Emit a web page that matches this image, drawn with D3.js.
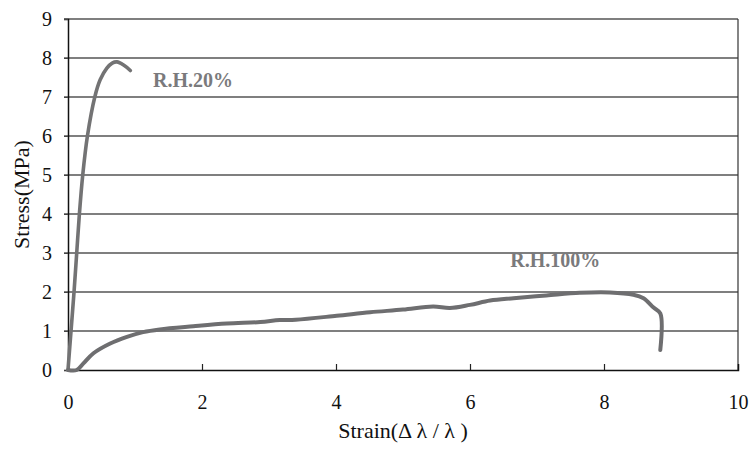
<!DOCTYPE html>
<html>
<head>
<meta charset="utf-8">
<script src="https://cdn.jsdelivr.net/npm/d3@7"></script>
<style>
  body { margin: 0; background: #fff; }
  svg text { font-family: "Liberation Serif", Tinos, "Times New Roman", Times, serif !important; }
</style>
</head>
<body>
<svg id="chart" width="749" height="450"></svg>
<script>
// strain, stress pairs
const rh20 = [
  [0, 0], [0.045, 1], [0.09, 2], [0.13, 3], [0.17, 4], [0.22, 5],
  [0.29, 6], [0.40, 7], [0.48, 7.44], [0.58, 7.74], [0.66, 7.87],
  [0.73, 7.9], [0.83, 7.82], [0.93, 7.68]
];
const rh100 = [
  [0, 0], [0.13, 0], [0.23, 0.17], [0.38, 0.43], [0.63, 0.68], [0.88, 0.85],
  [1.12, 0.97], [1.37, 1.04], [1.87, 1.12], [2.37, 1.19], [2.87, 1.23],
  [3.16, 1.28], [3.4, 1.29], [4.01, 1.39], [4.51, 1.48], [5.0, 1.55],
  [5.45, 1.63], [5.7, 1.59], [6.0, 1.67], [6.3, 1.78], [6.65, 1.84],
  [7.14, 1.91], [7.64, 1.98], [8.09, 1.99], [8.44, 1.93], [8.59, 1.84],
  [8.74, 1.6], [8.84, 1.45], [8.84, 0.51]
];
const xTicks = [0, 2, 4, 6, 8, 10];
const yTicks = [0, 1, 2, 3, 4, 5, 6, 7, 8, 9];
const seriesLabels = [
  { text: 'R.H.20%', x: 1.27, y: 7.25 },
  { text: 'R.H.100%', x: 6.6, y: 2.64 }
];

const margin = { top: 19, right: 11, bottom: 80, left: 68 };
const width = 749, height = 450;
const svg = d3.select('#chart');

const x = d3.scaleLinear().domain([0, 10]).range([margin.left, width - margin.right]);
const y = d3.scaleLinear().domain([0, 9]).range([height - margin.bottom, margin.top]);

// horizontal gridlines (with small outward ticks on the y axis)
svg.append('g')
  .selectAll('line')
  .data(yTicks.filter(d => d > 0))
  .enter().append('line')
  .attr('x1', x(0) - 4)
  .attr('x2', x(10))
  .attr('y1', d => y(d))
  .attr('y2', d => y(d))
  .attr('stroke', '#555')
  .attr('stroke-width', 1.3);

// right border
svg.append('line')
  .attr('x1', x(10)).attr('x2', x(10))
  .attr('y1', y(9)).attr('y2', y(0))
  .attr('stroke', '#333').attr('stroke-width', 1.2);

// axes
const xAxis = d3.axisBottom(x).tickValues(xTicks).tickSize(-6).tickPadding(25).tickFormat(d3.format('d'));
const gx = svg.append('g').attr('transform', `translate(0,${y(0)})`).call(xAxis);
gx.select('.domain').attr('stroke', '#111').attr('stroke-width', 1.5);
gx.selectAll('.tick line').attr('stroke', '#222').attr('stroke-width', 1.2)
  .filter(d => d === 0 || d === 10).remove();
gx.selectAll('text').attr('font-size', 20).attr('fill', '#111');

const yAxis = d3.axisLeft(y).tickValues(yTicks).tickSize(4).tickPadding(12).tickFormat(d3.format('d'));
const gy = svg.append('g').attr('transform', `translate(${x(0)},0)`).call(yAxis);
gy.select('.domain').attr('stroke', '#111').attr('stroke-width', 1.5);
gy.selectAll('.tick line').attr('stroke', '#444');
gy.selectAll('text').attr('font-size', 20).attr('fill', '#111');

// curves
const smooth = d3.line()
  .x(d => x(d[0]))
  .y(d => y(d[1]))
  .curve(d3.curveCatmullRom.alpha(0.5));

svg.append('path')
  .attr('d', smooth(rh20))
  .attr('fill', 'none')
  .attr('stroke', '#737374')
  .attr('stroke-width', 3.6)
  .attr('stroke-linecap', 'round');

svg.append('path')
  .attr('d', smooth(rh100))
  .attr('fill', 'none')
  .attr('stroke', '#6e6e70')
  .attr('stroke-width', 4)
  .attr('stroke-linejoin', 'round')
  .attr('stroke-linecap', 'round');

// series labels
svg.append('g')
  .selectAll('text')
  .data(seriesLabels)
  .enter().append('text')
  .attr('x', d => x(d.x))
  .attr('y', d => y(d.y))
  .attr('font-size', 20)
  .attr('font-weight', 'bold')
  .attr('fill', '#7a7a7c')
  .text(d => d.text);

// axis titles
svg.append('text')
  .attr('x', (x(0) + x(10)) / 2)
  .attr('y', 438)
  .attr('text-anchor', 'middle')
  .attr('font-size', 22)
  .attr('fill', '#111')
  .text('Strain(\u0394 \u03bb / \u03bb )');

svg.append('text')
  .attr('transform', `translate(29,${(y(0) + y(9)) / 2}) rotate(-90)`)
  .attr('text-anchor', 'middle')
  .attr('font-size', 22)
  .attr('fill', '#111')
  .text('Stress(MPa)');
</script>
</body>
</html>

= = = = =

:: Given request ::
Except for the pictures, reproduce every line exactly.

:: Exercise result ::
Emit a web page that matches this image, drawn with D3.js.
<!DOCTYPE html>
<html>
<head>
<meta charset="utf-8">
<script src="https://cdn.jsdelivr.net/npm/d3@7"></script>
<style>
  body { margin: 0; background: #fff; }
  svg text { font-family: "Liberation Serif", Tinos, "Times New Roman", Times, serif !important; }
</style>
</head>
<body>
<svg id="chart" width="749" height="450"></svg>
<script>
// strain, stress pairs
const rh20 = [
  [0, 0], [0.045, 1], [0.09, 2], [0.13, 3], [0.17, 4], [0.22, 5],
  [0.29, 6], [0.40, 7], [0.48, 7.44], [0.58, 7.74], [0.66, 7.87],
  [0.73, 7.9], [0.83, 7.82], [0.93, 7.68]
];
const rh100 = [
  [0, 0], [0.13, 0], [0.23, 0.17], [0.38, 0.43], [0.63, 0.68], [0.88, 0.85],
  [1.12, 0.97], [1.37, 1.04], [1.87, 1.12], [2.37, 1.19], [2.87, 1.23],
  [3.16, 1.28], [3.4, 1.29], [4.01, 1.39], [4.51, 1.48], [5.0, 1.55],
  [5.45, 1.63], [5.7, 1.59], [6.0, 1.67], [6.3, 1.78], [6.65, 1.84],
  [7.14, 1.91], [7.64, 1.98], [8.09, 1.99], [8.44, 1.93], [8.59, 1.84],
  [8.74, 1.6], [8.84, 1.45], [8.84, 0.51]
];
const xTicks = [0, 2, 4, 6, 8, 10];
const yTicks = [0, 1, 2, 3, 4, 5, 6, 7, 8, 9];
const seriesLabels = [
  { text: 'R.H.20%', x: 1.27, y: 7.25 },
  { text: 'R.H.100%', x: 6.6, y: 2.64 }
];

const margin = { top: 19, right: 11, bottom: 80, left: 68 };
const width = 749, height = 450;
const svg = d3.select('#chart');

const x = d3.scaleLinear().domain([0, 10]).range([margin.left, width - margin.right]);
const y = d3.scaleLinear().domain([0, 9]).range([height - margin.bottom, margin.top]);

// horizontal gridlines (with small outward ticks on the y axis)
svg.append('g')
  .selectAll('line')
  .data(yTicks.filter(d => d > 0))
  .enter().append('line')
  .attr('x1', x(0) - 4)
  .attr('x2', x(10))
  .attr('y1', d => y(d))
  .attr('y2', d => y(d))
  .attr('stroke', '#555')
  .attr('stroke-width', 1.3);

// right border
svg.append('line')
  .attr('x1', x(10)).attr('x2', x(10))
  .attr('y1', y(9)).attr('y2', y(0))
  .attr('stroke', '#333').attr('stroke-width', 1.2);

// axes
const xAxis = d3.axisBottom(x).tickValues(xTicks).tickSize(-6).tickPadding(25).tickFormat(d3.format('d'));
const gx = svg.append('g').attr('transform', `translate(0,${y(0)})`).call(xAxis);
gx.select('.domain').attr('stroke', '#111').attr('stroke-width', 1.5);
gx.selectAll('.tick line').attr('stroke', '#222').attr('stroke-width', 1.2)
  .filter(d => d === 0 || d === 10).remove();
gx.selectAll('text').attr('font-size', 20).attr('fill', '#111');

const yAxis = d3.axisLeft(y).tickValues(yTicks).tickSize(4).tickPadding(12).tickFormat(d3.format('d'));
const gy = svg.append('g').attr('transform', `translate(${x(0)},0)`).call(yAxis);
gy.select('.domain').attr('stroke', '#111').attr('stroke-width', 1.5);
gy.selectAll('.tick line').attr('stroke', '#444');
gy.selectAll('text').attr('font-size', 20).attr('fill', '#111');

// curves
const smooth = d3.line()
  .x(d => x(d[0]))
  .y(d => y(d[1]))
  .curve(d3.curveCatmullRom.alpha(0.5));

svg.append('path')
  .attr('d', smooth(rh20))
  .attr('fill', 'none')
  .attr('stroke', '#737374')
  .attr('stroke-width', 3.6)
  .attr('stroke-linecap', 'round');

svg.append('path')
  .attr('d', smooth(rh100))
  .attr('fill', 'none')
  .attr('stroke', '#6e6e70')
  .attr('stroke-width', 4)
  .attr('stroke-linejoin', 'round')
  .attr('stroke-linecap', 'round');

// series labels
svg.append('g')
  .selectAll('text')
  .data(seriesLabels)
  .enter().append('text')
  .attr('x', d => x(d.x))
  .attr('y', d => y(d.y))
  .attr('font-size', 20)
  .attr('font-weight', 'bold')
  .attr('fill', '#7a7a7c')
  .text(d => d.text);

// axis titles
svg.append('text')
  .attr('x', (x(0) + x(10)) / 2)
  .attr('y', 438)
  .attr('text-anchor', 'middle')
  .attr('font-size', 22)
  .attr('fill', '#111')
  .text('Strain(\u0394 \u03bb / \u03bb )');

svg.append('text')
  .attr('transform', `translate(29,${(y(0) + y(9)) / 2}) rotate(-90)`)
  .attr('text-anchor', 'middle')
  .attr('font-size', 22)
  .attr('fill', '#111')
  .text('Stress(MPa)');
</script>
</body>
</html>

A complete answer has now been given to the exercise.